Но на самом деле война не просто стала «самоокупаемой»: все большее число гражданских жителей мобилизовалось для косвенной и зачастую неосознанной поддержки усилий правителей по ведению войны и укреплению государства. Ведение войны и укрепление государства становилось все более широкой деятельностью, охватывавшей все большее число внешне не связанных между собой направлений деятельности. Способность меркантилистских правителей мобилизовать усилия своих гражданских подданных на выполнение этих действий не была безграничной. Напротив, она жестко ограничивалась их способностью присваивать прибыль от мировой торговли, поселенческого колониализма и капиталистического рабства и превращать такую прибыль в адекватное вознаграждение за предпринимательские и производственные усилия своих подданных в метрополии (ср.: Tilly 1990: 82–83).
Преодолевая такие ограничения, британские правители имели важное сравнительное преимущество перед всеми своими соперниками, включая французов. Оно было геополитическим и напоминало сравнительное преимущество Венеции в расцвете своего могущества.

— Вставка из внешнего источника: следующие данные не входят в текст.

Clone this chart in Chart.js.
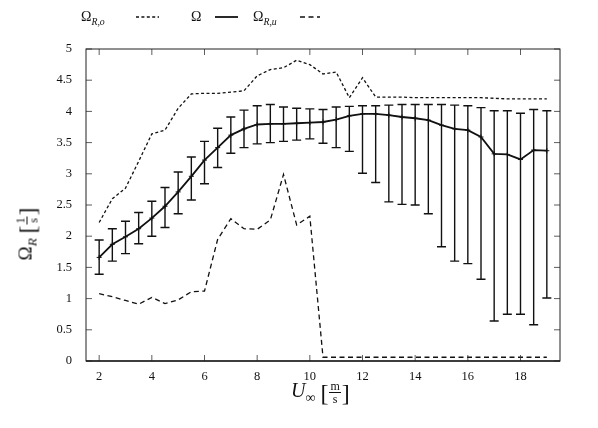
<!DOCTYPE html>
<html>
<head>
<meta charset="utf-8">
<script src="https://cdn.jsdelivr.net/npm/chart.js@4.4.1/dist/chart.umd.min.js"></script>
<style>
  body { margin: 0; background: #fff; }
  #wrap { position: relative; width: 598px; height: 428px; font-family: "Liberation Serif", serif; color: #111; }
  #wrap canvas { position: absolute; left: 0; top: 0; }
  .txt { position: absolute; white-space: nowrap; line-height: 1; }
  .frac { display: inline-flex; flex-direction: column; vertical-align: middle; font-size: 12px; text-align: center; margin: 0 1px; }
  .frac span:first-child { border-bottom: 0.8px solid #111; padding: 0 1px; }
  .br { font-size: 24px; vertical-align: middle; font-weight: 300; }
  sub { font-size: 0.7em; font-style: italic; }
</style>
</head>
<body>
<div id="wrap">
  <canvas id="mychart" width="598" height="428"></canvas>

  <!-- legende -->
  <div class="txt" style="left:81px; top:10px; font-size:14px;">Ω<sub>R,o</sub></div>
  <svg class="txt" style="left:136px; top:12px;" width="24" height="10"><line x1="0" y1="5" x2="23" y2="5" stroke="#111" stroke-width="1.3" stroke-dasharray="3,2.4"/></svg>
  <div class="txt" style="left:191px; top:10px; font-size:14px;">Ω</div>
  <svg class="txt" style="left:215px; top:12px;" width="24" height="10"><line x1="0" y1="5" x2="23" y2="5" stroke="#111" stroke-width="1.8"/></svg>
  <div class="txt" style="left:253px; top:10px; font-size:14px;">Ω<sub>R,u</sub></div>
  <svg class="txt" style="left:300px; top:12px;" width="22" height="10"><line x1="0" y1="5" x2="20" y2="5" stroke="#111" stroke-width="1.3" stroke-dasharray="5,3.5"/></svg>

  <!-- aksetitler -->
  <div class="txt" style="left:291px; top:380px; font-size:20px;"><i>U</i><sub style="font-style:normal">∞</sub>&nbsp;<span class="br">[</span><span class="frac"><span>m</span><span>s</span></span><span class="br">]</span></div>
  <div class="txt" style="left:27px; top:234px; font-size:19px; transform: translate(-50%,-50%) rotate(-90deg);">Ω<sub>R</sub>&nbsp;<span class="br">[</span><span class="frac"><span>1</span><span>s</span></span><span class="br">]</span></div>
</div>

<script>
// vindhastighet
const xs = [2, 2.5, 3, 3.5, 4, 4.5, 5, 5.5, 6, 6.5, 7, 7.5, 8, 8.5, 9, 9.5, 10, 10.5,
            11, 11.5, 12, 12.5, 13, 13.5, 14, 14.5, 15, 15.5, 16, 16.5, 17, 17.5, 18, 18.5, 19];

// middelverdi Omega
const omega = [1.66, 1.87, 1.99, 2.12, 2.29, 2.48, 2.71, 2.96, 3.22, 3.42, 3.62, 3.72, 3.79, 3.80, 3.80, 3.81, 3.82, 3.83,
               3.87, 3.93, 3.96, 3.96, 3.94, 3.91, 3.89, 3.86, 3.78, 3.72, 3.70, 3.59, 3.32, 3.31, 3.23, 3.38, 3.37];

// feilstolper
const errUpper = [1.94, 2.12, 2.24, 2.38, 2.56, 2.78, 3.03, 3.27, 3.52, 3.73, 3.91, 4.02, 4.09, 4.11, 4.07, 4.05, 4.04, 4.03,
                  4.07, 4.08, 4.09, 4.09, 4.10, 4.11, 4.11, 4.11, 4.11, 4.10, 4.09, 4.06, 4.01, 4.01, 3.97, 4.03, 4.01];
const errLower = [1.39, 1.60, 1.72, 1.88, 2.00, 2.14, 2.36, 2.58, 2.84, 3.10, 3.33, 3.42, 3.48, 3.50, 3.52, 3.54, 3.56, 3.49,
                  3.42, 3.36, 3.01, 2.86, 2.55, 2.51, 2.50, 2.36, 1.83, 1.60, 1.56, 1.31, 0.64, 0.75, 0.75, 0.58, 1.01];

// Omega_R,o (prikket) og Omega_R,u (stiplet)
const omegaRo = [2.22, 2.60, 2.77, 3.20, 3.64, 3.70, 4.05, 4.28, 4.29, 4.29, 4.31, 4.33, 4.57, 4.67, 4.70, 4.82, 4.75, 4.60,
                 4.63, 4.22, 4.54, 4.23, 4.23, 4.23, 4.22, 4.22, 4.22, 4.22, 4.22, 4.22, 4.21, 4.20, 4.20, 4.20, 4.20];
const omegaRu = [1.08, 1.03, 0.97, 0.91, 1.02, 0.92, 0.98, 1.11, 1.12, 1.95, 2.28, 2.12, 2.11, 2.26, 2.99, 2.18, 2.32, 0.06,
                 0.06, 0.06, 0.06, 0.06, 0.06, 0.06, 0.06, 0.06, 0.06, 0.06, 0.06, 0.06, 0.06, 0.06, 0.06, 0.06, 0.06];

// aksemerker
const xTicks = [2, 4, 6, 8, 10, 12, 14, 16, 18];
const yTicks = [0, 0.5, 1, 1.5, 2, 2.5, 3, 3.5, 4, 4.5, 5];

const pts = arr => xs.map((x, i) => ({x: x, y: arr[i]}));

//tegner feilstolper og innoverpekende merker + ramme
const errorBars = {
    id: 'errorBars',
    afterDatasetsDraw(chart) {
        const ctx = chart.ctx;
        const x = chart.scales.x, y = chart.scales.y;
        ctx.save();
        ctx.strokeStyle = '#111';
        ctx.lineWidth = 1.4;
        xs.forEach((v, i) => {
            const px = x.getPixelForValue(v);
            const top = y.getPixelForValue(errUpper[i]);
            const bot = y.getPixelForValue(errLower[i]);
            ctx.beginPath();
            ctx.moveTo(px, top); ctx.lineTo(px, bot);
            ctx.moveTo(px - 4.5, top); ctx.lineTo(px + 4.5, top);
            ctx.moveTo(px - 4.5, bot); ctx.lineTo(px + 4.5, bot);
            ctx.stroke();
        });
        ctx.restore();
    },
    afterDraw(chart) {
        const ctx = chart.ctx;
        const a = chart.chartArea;
        const x = chart.scales.x, y = chart.scales.y;
        ctx.save();
        ctx.strokeStyle = '#333';
        ctx.lineWidth = 0.8;
        ctx.beginPath();
        xTicks.forEach(v => {
            const px = x.getPixelForValue(v);
            ctx.moveTo(px, a.bottom); ctx.lineTo(px, a.bottom - 6);
            ctx.moveTo(px, a.top); ctx.lineTo(px, a.top + 6);
        });
        yTicks.forEach(v => {
            const py = y.getPixelForValue(v);
            ctx.moveTo(a.left, py); ctx.lineTo(a.left + 6, py);
            ctx.moveTo(a.right, py); ctx.lineTo(a.right - 6, py);
        });
        ctx.stroke();
        ctx.lineWidth = 1;
        ctx.strokeStyle = '#222';
        ctx.strokeRect(a.left, a.top, a.right - a.left, a.bottom - a.top);
        ctx.lineWidth = 1.6;
        ctx.beginPath();
        ctx.moveTo(a.left, a.bottom); ctx.lineTo(a.right, a.bottom);
        ctx.stroke();
        ctx.restore();
    }
};

new Chart(document.getElementById('mychart'), {
    type: 'line',
    data: {
        datasets: [
            {
                label: 'Ω_R,o',
                data: pts(omegaRo),
                borderColor: '#111',
                borderWidth: 1.3,
                borderDash: [3, 2.4],
                pointRadius: 0,
                tension: 0
            },
            {
                label: 'Ω',
                data: pts(omega),
                borderColor: '#111',
                borderWidth: 1.8,
                pointStyle: 'cross',
                pointRadius: 2.5,
                pointBorderWidth: 1,
                tension: 0
            },
            {
                label: 'Ω_R,u',
                data: pts(omegaRu),
                borderColor: '#111',
                borderWidth: 1.3,
                borderDash: [5, 3.5],
                pointRadius: 0,
                tension: 0
            }
        ]
    },
    options: {
        responsive: false,
        animation: false,
        layout: { padding: { top: 49, right: 38, left: 0, bottom: 0 } },
        plugins: {
            legend: { display: false },
            tooltip: { enabled: false }
        },
        scales: {
            x: {
                type: 'linear',
                min: 1.5,
                max: 19.5,
                afterBuildTicks: s => { s.ticks = xTicks.map(v => ({value: v})); },
                afterFit: s => { s.height = 67; },
                grid: { display: false, drawTicks: false },
                border: { display: false },
                ticks: {
                    padding: 8,
                    color: '#111',
                    font: { family: 'Liberation Serif', size: 12.5 },
                    maxRotation: 0,
                    callback: v => String(v)
                }
            },
            y: {
                min: 0,
                max: 5,
                afterBuildTicks: s => { s.ticks = yTicks.map(v => ({value: v})); },
                afterFit: s => { s.width = 86; },
                grid: { display: false, drawTicks: false },
                border: { display: false },
                ticks: {
                    padding: 14,
                    color: '#111',
                    font: { family: 'Liberation Serif', size: 12.5 },
                    callback: v => String(v)
                }
            }
        }
    },
    plugins: [errorBars]
});
</script>
</body>
</html>
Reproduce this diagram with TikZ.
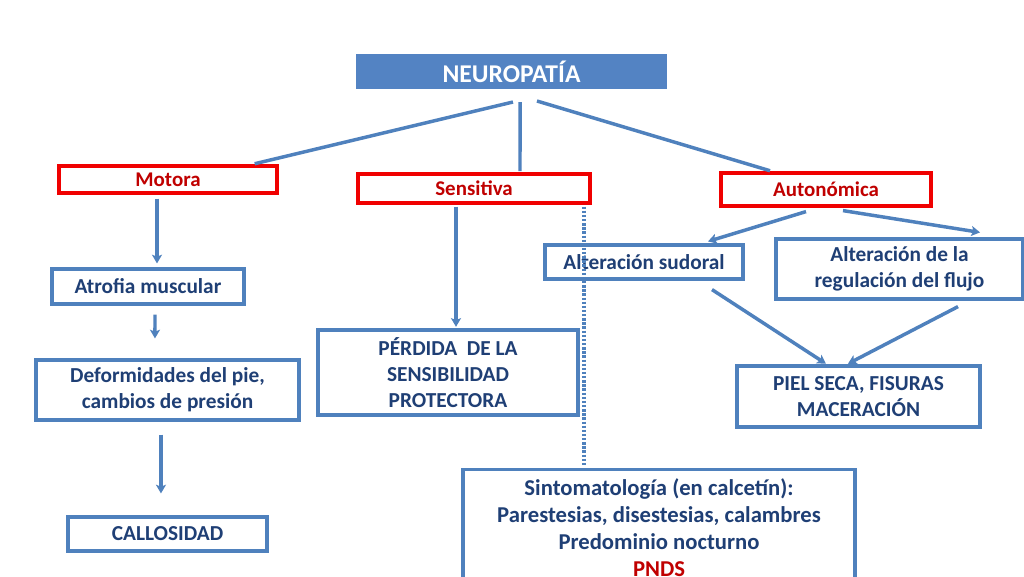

И во внешней торговле, и в военно-морской силе Британия обрела превосходство, подкрепляемое, как в Венеции, двумя взаимосвязанными факторами: ее островным положением и новой неожиданной ролью посредника между двумя мирами. В отличие от континентальных держав, Британия могла направить все свои силы на море; в отличие от своих голландских соперников, ей не нужно было охранять сухопутный фронт (Dehio 1962: 71).